All powers vested in the President and Commander-in-chief of the Armed Forces and the federal Civil Service Commission in section 15 and 16 of the Prisons Act, 1972.
Those powers being exercised by the Federal Civil Service Commission under Para. 3, part 1 of the Third Schedule of the 1979 Constitution to appoint and exercise disciplinary control of the staff of the Services.
I am sure even with several amendments to this Act because of new entrants of the newly created Services and the democratization of government, this section still subsists. By virtue of this law, it appears, therefore, that the Chairman of the Federal Civil Service Commission is an alien to the mandate and powers of the Board like the Abba Moro’s appointed consultant, and cannot, therefore, conduct recruitment for any of the Services on behalf of the Board. If an outsider’s assistance is needed, it has to be so approved and appointed by the Board. Illegal action cannot be corrected with another illegality especially in a democratic setting where the rule of law is supreme. If the Presidential directive is implemented, it can be challenged in the Court of Law.

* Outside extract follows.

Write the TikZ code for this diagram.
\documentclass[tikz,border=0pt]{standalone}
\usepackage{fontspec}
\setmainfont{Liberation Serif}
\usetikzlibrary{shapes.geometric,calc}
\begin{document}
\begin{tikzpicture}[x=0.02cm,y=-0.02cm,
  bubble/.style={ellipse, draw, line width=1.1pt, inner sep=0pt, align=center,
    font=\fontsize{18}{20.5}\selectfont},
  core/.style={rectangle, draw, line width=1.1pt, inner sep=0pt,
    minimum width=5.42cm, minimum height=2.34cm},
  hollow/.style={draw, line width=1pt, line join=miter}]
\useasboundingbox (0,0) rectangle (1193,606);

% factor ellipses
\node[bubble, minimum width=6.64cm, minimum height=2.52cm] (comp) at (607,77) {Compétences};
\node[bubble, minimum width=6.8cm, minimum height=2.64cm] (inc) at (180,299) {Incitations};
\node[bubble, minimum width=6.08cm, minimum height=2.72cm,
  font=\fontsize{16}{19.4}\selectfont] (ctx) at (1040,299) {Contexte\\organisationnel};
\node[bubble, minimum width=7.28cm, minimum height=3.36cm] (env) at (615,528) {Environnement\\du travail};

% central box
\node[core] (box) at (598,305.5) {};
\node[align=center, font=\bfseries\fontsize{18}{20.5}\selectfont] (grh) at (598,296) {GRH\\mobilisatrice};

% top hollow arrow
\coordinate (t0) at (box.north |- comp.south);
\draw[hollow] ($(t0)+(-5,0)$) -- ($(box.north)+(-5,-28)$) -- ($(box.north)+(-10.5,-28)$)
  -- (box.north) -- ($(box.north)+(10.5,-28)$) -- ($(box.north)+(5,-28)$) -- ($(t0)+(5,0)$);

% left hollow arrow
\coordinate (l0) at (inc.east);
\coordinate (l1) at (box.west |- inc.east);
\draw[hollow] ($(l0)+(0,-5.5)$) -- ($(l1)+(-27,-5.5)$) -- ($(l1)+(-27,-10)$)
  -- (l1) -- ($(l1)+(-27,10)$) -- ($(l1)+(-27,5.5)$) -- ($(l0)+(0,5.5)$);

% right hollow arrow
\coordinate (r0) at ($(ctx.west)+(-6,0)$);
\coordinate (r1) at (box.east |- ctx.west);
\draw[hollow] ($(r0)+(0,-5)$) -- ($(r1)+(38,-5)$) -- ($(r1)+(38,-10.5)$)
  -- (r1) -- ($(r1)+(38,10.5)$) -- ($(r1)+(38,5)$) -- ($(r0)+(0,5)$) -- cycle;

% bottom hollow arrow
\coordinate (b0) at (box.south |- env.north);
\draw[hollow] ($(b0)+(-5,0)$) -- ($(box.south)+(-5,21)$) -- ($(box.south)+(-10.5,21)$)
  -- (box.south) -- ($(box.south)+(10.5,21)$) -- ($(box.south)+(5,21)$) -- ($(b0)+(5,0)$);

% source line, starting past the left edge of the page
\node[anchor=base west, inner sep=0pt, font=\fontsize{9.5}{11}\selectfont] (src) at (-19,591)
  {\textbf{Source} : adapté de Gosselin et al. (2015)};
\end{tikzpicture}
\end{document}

I recall that in the 1990s during Babagida’s Military regime when the late Dr. Yusuf Bala Usman, the radical A.B.U lecturer, became a sort of “thorn in the neck” to the administration especially with what the regime considered as dangerous influence he had on students, the Government decided to remove him from the University. At that time the Universities Councils were dissolved and Professor Jibril Aminu as Minister of Education was said to be in direct control of the Universities. He, therefore, signed a letter retiring Dr. Yusuf Bala Usman from the service of the University. The radical lecturer challenged the Minister’s action in Court. In its judgment the court ruled that Dr. Yusuf Bala Usman was not an employee of the Ministry of Education but that of the University Council and the Statutes of the University had not delegated to the Minister such powers to be exercised in the absence of a functional Council. The retirement was therefore, declared illegal, null, void and of no effect whatsoever. It is instructive to learn from that lesson.

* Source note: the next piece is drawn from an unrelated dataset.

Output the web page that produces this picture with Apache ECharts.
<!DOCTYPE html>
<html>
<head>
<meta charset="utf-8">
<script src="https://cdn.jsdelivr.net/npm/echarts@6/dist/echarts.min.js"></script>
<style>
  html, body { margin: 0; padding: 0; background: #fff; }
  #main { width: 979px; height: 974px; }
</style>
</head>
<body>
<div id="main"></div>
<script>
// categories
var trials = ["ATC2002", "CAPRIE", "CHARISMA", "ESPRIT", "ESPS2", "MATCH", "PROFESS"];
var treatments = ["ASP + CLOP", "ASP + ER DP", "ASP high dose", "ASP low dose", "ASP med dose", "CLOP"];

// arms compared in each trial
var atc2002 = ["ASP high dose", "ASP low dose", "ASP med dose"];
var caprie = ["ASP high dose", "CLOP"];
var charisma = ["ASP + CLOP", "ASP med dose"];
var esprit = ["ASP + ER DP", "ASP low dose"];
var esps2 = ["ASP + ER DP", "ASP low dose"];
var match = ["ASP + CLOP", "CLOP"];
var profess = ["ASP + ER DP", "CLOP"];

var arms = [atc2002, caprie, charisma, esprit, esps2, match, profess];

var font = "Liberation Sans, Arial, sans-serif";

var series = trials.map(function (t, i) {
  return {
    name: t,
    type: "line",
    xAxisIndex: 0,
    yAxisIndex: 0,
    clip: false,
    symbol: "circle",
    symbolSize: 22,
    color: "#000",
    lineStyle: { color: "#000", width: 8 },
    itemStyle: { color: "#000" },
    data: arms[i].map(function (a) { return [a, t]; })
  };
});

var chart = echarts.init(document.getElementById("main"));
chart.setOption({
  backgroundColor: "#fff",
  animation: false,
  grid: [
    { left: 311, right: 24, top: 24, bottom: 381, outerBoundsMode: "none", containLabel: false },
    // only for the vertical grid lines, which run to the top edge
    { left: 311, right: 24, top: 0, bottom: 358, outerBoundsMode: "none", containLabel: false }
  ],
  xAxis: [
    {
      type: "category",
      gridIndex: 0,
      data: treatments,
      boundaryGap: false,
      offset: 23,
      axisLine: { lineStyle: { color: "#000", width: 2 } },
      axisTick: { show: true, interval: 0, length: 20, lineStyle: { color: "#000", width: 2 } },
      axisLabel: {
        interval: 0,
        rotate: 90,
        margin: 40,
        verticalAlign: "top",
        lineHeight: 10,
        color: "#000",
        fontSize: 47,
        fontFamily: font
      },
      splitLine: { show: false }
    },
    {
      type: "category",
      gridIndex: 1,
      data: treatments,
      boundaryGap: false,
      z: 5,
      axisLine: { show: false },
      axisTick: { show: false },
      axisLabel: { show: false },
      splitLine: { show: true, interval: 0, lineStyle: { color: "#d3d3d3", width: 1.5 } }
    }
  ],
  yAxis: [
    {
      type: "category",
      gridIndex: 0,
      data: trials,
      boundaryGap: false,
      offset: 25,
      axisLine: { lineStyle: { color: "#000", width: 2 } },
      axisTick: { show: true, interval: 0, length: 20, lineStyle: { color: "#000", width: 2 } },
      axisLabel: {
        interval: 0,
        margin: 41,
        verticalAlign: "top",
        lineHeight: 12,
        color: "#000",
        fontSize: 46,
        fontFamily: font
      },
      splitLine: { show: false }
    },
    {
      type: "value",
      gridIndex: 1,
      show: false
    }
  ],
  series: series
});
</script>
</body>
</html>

Now back to Abba Moro. With the recent development it is obvious that he is no longer fit to continue as Minister of Interior. Apart from his serious misconduct of arranging a fake recruitment exercise, causing the death of innocent souls, defrauding thousands of young Nigerians One Thousand Naira each, crimes that would have earned him death penalty in countries like China and North Korea or life imprisonment in democratic countries that are serious in fighting corruption, there are at least three more reasons why he cannot function again as effective Minister of Interior.
His exposed uncontrolled greed and incompetence have now been established and have dented his image and removed his moral authority for effective supervision and guidance of the Security Agencies under his Ministry. He is now a wounded lion whose overbearing ego has been completely depleted.
The working relationship between him, the Board and the Immigration Service has been irreparably damaged and the trust and confidence necessary for harmonious official interaction between them eroded. Even with the disciplinary orientation of the officers of the Para-Military Services, it will be difficult for them to accord his person the usual honour, respect and courtesies his office deserves.
If he continues as Minister, he will certainly embark on a revenge mission, unleashing vendetta and witch-hunting of officials he will perceive as his enemies for not only their refusal to cooperate with him at his difficult moment but also for their patriotic disassociation from his greedy misadventure. The tension that will be created and its effect on the administration will better be imagined especially with our current security challenges.
Moro has to go for the necessary maintenance of a healthy working environment in the Ministry and the Para-Military Services. Let him go and pursue his rumored gubernatorial ambition for which he is alleged to be desperate “to make money” for his campaign project.
ADO A. JA’AFAR, FPA, MNIM, Assistant Comptroller-General of Immigration (rtd.)